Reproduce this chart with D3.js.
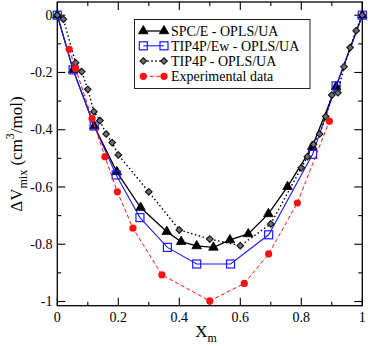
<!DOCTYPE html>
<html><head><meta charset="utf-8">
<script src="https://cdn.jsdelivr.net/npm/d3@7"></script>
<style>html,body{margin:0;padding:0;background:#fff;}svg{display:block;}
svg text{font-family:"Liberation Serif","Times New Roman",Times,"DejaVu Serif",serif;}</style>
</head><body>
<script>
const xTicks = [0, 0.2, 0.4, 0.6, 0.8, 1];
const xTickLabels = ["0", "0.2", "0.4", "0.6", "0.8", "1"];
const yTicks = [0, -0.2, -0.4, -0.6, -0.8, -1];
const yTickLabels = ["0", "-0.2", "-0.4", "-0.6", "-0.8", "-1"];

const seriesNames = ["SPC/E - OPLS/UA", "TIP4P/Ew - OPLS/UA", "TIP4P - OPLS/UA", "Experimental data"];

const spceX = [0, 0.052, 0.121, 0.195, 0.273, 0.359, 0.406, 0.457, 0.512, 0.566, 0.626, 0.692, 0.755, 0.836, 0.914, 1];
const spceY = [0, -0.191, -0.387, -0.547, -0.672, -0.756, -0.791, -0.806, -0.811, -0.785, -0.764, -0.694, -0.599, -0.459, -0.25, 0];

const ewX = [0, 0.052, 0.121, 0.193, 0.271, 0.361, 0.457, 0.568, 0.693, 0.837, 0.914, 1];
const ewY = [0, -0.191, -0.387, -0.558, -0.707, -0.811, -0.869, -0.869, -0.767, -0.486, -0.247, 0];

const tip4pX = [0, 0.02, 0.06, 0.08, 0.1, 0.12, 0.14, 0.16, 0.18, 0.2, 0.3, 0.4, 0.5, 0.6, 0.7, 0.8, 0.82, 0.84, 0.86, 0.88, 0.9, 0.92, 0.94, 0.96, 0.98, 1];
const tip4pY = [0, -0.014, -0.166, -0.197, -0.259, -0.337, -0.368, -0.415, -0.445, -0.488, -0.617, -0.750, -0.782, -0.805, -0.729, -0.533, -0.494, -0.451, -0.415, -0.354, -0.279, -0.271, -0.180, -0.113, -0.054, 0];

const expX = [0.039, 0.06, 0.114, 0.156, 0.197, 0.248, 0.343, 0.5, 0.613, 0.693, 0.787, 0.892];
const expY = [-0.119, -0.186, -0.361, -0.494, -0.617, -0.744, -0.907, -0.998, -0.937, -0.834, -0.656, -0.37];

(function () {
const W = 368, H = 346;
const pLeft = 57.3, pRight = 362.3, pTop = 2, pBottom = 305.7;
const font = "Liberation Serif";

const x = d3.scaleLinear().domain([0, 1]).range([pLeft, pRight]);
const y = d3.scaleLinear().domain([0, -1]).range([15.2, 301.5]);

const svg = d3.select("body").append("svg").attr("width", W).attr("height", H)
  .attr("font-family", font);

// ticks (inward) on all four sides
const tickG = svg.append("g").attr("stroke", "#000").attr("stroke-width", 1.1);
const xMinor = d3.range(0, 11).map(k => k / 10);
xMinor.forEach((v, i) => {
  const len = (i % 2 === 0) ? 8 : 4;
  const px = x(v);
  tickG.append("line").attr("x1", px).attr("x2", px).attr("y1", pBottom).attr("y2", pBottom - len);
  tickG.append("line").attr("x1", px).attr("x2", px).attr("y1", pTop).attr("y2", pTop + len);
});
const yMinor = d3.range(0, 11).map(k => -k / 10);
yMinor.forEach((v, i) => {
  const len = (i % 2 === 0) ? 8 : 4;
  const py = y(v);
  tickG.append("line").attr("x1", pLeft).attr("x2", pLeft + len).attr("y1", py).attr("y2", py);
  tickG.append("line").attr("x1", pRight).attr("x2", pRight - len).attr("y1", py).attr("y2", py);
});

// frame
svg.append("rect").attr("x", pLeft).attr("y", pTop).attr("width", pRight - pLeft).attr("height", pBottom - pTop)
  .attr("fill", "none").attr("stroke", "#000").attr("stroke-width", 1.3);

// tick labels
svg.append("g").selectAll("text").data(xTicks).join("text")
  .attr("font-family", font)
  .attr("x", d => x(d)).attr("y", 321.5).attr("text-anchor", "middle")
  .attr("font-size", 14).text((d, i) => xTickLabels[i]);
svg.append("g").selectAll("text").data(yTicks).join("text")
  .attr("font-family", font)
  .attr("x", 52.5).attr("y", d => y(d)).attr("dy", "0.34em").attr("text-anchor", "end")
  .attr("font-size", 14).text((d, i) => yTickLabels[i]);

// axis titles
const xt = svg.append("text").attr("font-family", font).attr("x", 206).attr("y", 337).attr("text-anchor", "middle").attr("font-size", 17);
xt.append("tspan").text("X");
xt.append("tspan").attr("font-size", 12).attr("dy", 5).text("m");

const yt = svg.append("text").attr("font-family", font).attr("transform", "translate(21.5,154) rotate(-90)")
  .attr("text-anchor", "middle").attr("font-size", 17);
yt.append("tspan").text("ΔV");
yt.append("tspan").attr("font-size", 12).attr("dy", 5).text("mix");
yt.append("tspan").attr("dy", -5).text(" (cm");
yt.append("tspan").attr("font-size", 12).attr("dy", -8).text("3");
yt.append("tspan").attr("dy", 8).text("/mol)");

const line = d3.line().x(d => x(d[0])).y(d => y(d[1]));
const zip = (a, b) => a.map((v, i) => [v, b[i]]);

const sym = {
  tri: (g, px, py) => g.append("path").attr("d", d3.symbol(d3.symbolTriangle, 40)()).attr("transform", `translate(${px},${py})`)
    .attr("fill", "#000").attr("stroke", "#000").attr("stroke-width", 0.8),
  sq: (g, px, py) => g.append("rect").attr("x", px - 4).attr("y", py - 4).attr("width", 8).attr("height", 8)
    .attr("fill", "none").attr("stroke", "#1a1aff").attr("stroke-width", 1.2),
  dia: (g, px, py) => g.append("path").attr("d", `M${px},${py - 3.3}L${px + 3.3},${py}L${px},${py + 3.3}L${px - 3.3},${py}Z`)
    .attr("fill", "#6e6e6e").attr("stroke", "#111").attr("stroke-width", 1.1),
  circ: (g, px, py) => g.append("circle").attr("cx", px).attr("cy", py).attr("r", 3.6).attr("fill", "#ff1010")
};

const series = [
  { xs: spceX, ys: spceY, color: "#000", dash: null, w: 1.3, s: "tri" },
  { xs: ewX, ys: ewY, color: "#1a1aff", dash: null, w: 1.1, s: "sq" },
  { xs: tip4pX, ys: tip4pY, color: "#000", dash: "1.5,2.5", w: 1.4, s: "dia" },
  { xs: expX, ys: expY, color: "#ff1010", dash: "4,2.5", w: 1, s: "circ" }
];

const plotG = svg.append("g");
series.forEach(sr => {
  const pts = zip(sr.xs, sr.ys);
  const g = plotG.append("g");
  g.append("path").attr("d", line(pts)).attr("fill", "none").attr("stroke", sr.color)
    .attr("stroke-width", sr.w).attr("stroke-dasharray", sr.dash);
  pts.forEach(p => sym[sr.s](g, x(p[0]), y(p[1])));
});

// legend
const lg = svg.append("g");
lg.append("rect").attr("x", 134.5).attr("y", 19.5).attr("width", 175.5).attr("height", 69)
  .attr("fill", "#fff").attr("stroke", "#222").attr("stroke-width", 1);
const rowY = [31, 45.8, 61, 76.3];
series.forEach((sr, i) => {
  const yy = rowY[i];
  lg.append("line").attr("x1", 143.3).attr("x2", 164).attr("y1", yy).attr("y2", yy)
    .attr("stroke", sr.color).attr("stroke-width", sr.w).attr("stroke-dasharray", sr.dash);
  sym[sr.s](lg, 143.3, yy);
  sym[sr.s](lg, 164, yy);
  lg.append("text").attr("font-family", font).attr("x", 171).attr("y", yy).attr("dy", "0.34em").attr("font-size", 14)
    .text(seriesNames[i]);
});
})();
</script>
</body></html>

================================

_GIVEN PROBLEM_
Restate the data above word for word. Do not include the images.

_SOLUTION TO THIS EXERCISE_
Reproduce this chart with D3.js.
<!DOCTYPE html>
<html><head><meta charset="utf-8">
<script src="https://cdn.jsdelivr.net/npm/d3@7"></script>
<style>html,body{margin:0;padding:0;background:#fff;}svg{display:block;}
svg text{font-family:"Liberation Serif","Times New Roman",Times,"DejaVu Serif",serif;}</style>
</head><body>
<script>
const xTicks = [0, 0.2, 0.4, 0.6, 0.8, 1];
const xTickLabels = ["0", "0.2", "0.4", "0.6", "0.8", "1"];
const yTicks = [0, -0.2, -0.4, -0.6, -0.8, -1];
const yTickLabels = ["0", "-0.2", "-0.4", "-0.6", "-0.8", "-1"];

const seriesNames = ["SPC/E - OPLS/UA", "TIP4P/Ew - OPLS/UA", "TIP4P - OPLS/UA", "Experimental data"];

const spceX = [0, 0.052, 0.121, 0.195, 0.273, 0.359, 0.406, 0.457, 0.512, 0.566, 0.626, 0.692, 0.755, 0.836, 0.914, 1];
const spceY = [0, -0.191, -0.387, -0.547, -0.672, -0.756, -0.791, -0.806, -0.811, -0.785, -0.764, -0.694, -0.599, -0.459, -0.25, 0];

const ewX = [0, 0.052, 0.121, 0.193, 0.271, 0.361, 0.457, 0.568, 0.693, 0.837, 0.914, 1];
const ewY = [0, -0.191, -0.387, -0.558, -0.707, -0.811, -0.869, -0.869, -0.767, -0.486, -0.247, 0];

const tip4pX = [0, 0.02, 0.06, 0.08, 0.1, 0.12, 0.14, 0.16, 0.18, 0.2, 0.3, 0.4, 0.5, 0.6, 0.7, 0.8, 0.82, 0.84, 0.86, 0.88, 0.9, 0.92, 0.94, 0.96, 0.98, 1];
const tip4pY = [0, -0.014, -0.166, -0.197, -0.259, -0.337, -0.368, -0.415, -0.445, -0.488, -0.617, -0.750, -0.782, -0.805, -0.729, -0.533, -0.494, -0.451, -0.415, -0.354, -0.279, -0.271, -0.180, -0.113, -0.054, 0];

const expX = [0.039, 0.06, 0.114, 0.156, 0.197, 0.248, 0.343, 0.5, 0.613, 0.693, 0.787, 0.892];
const expY = [-0.119, -0.186, -0.361, -0.494, -0.617, -0.744, -0.907, -0.998, -0.937, -0.834, -0.656, -0.37];

(function () {
const W = 368, H = 346;
const pLeft = 57.3, pRight = 362.3, pTop = 2, pBottom = 305.7;
const font = "Liberation Serif";

const x = d3.scaleLinear().domain([0, 1]).range([pLeft, pRight]);
const y = d3.scaleLinear().domain([0, -1]).range([15.2, 301.5]);

const svg = d3.select("body").append("svg").attr("width", W).attr("height", H)
  .attr("font-family", font);

// ticks (inward) on all four sides
const tickG = svg.append("g").attr("stroke", "#000").attr("stroke-width", 1.1);
const xMinor = d3.range(0, 11).map(k => k / 10);
xMinor.forEach((v, i) => {
  const len = (i % 2 === 0) ? 8 : 4;
  const px = x(v);
  tickG.append("line").attr("x1", px).attr("x2", px).attr("y1", pBottom).attr("y2", pBottom - len);
  tickG.append("line").attr("x1", px).attr("x2", px).attr("y1", pTop).attr("y2", pTop + len);
});
const yMinor = d3.range(0, 11).map(k => -k / 10);
yMinor.forEach((v, i) => {
  const len = (i % 2 === 0) ? 8 : 4;
  const py = y(v);
  tickG.append("line").attr("x1", pLeft).attr("x2", pLeft + len).attr("y1", py).attr("y2", py);
  tickG.append("line").attr("x1", pRight).attr("x2", pRight - len).attr("y1", py).attr("y2", py);
});

// frame
svg.append("rect").attr("x", pLeft).attr("y", pTop).attr("width", pRight - pLeft).attr("height", pBottom - pTop)
  .attr("fill", "none").attr("stroke", "#000").attr("stroke-width", 1.3);

// tick labels
svg.append("g").selectAll("text").data(xTicks).join("text")
  .attr("font-family", font)
  .attr("x", d => x(d)).attr("y", 321.5).attr("text-anchor", "middle")
  .attr("font-size", 14).text((d, i) => xTickLabels[i]);
svg.append("g").selectAll("text").data(yTicks).join("text")
  .attr("font-family", font)
  .attr("x", 52.5).attr("y", d => y(d)).attr("dy", "0.34em").attr("text-anchor", "end")
  .attr("font-size", 14).text((d, i) => yTickLabels[i]);

// axis titles
const xt = svg.append("text").attr("font-family", font).attr("x", 206).attr("y", 337).attr("text-anchor", "middle").attr("font-size", 17);
xt.append("tspan").text("X");
xt.append("tspan").attr("font-size", 12).attr("dy", 5).text("m");

const yt = svg.append("text").attr("font-family", font).attr("transform", "translate(21.5,154) rotate(-90)")
  .attr("text-anchor", "middle").attr("font-size", 17);
yt.append("tspan").text("ΔV");
yt.append("tspan").attr("font-size", 12).attr("dy", 5).text("mix");
yt.append("tspan").attr("dy", -5).text(" (cm");
yt.append("tspan").attr("font-size", 12).attr("dy", -8).text("3");
yt.append("tspan").attr("dy", 8).text("/mol)");

const line = d3.line().x(d => x(d[0])).y(d => y(d[1]));
const zip = (a, b) => a.map((v, i) => [v, b[i]]);

const sym = {
  tri: (g, px, py) => g.append("path").attr("d", d3.symbol(d3.symbolTriangle, 40)()).attr("transform", `translate(${px},${py})`)
    .attr("fill", "#000").attr("stroke", "#000").attr("stroke-width", 0.8),
  sq: (g, px, py) => g.append("rect").attr("x", px - 4).attr("y", py - 4).attr("width", 8).attr("height", 8)
    .attr("fill", "none").attr("stroke", "#1a1aff").attr("stroke-width", 1.2),
  dia: (g, px, py) => g.append("path").attr("d", `M${px},${py - 3.3}L${px + 3.3},${py}L${px},${py + 3.3}L${px - 3.3},${py}Z`)
    .attr("fill", "#6e6e6e").attr("stroke", "#111").attr("stroke-width", 1.1),
  circ: (g, px, py) => g.append("circle").attr("cx", px).attr("cy", py).attr("r", 3.6).attr("fill", "#ff1010")
};

const series = [
  { xs: spceX, ys: spceY, color: "#000", dash: null, w: 1.3, s: "tri" },
  { xs: ewX, ys: ewY, color: "#1a1aff", dash: null, w: 1.1, s: "sq" },
  { xs: tip4pX, ys: tip4pY, color: "#000", dash: "1.5,2.5", w: 1.4, s: "dia" },
  { xs: expX, ys: expY, color: "#ff1010", dash: "4,2.5", w: 1, s: "circ" }
];

const plotG = svg.append("g");
series.forEach(sr => {
  const pts = zip(sr.xs, sr.ys);
  const g = plotG.append("g");
  g.append("path").attr("d", line(pts)).attr("fill", "none").attr("stroke", sr.color)
    .attr("stroke-width", sr.w).attr("stroke-dasharray", sr.dash);
  pts.forEach(p => sym[sr.s](g, x(p[0]), y(p[1])));
});

// legend
const lg = svg.append("g");
lg.append("rect").attr("x", 134.5).attr("y", 19.5).attr("width", 175.5).attr("height", 69)
  .attr("fill", "#fff").attr("stroke", "#222").attr("stroke-width", 1);
const rowY = [31, 45.8, 61, 76.3];
series.forEach((sr, i) => {
  const yy = rowY[i];
  lg.append("line").attr("x1", 143.3).attr("x2", 164).attr("y1", yy).attr("y2", yy)
    .attr("stroke", sr.color).attr("stroke-width", sr.w).attr("stroke-dasharray", sr.dash);
  sym[sr.s](lg, 143.3, yy);
  sym[sr.s](lg, 164, yy);
  lg.append("text").attr("font-family", font).attr("x", 171).attr("y", yy).attr("dy", "0.34em").attr("font-size", 14)
    .text(seriesNames[i]);
});
})();
</script>
</body></html>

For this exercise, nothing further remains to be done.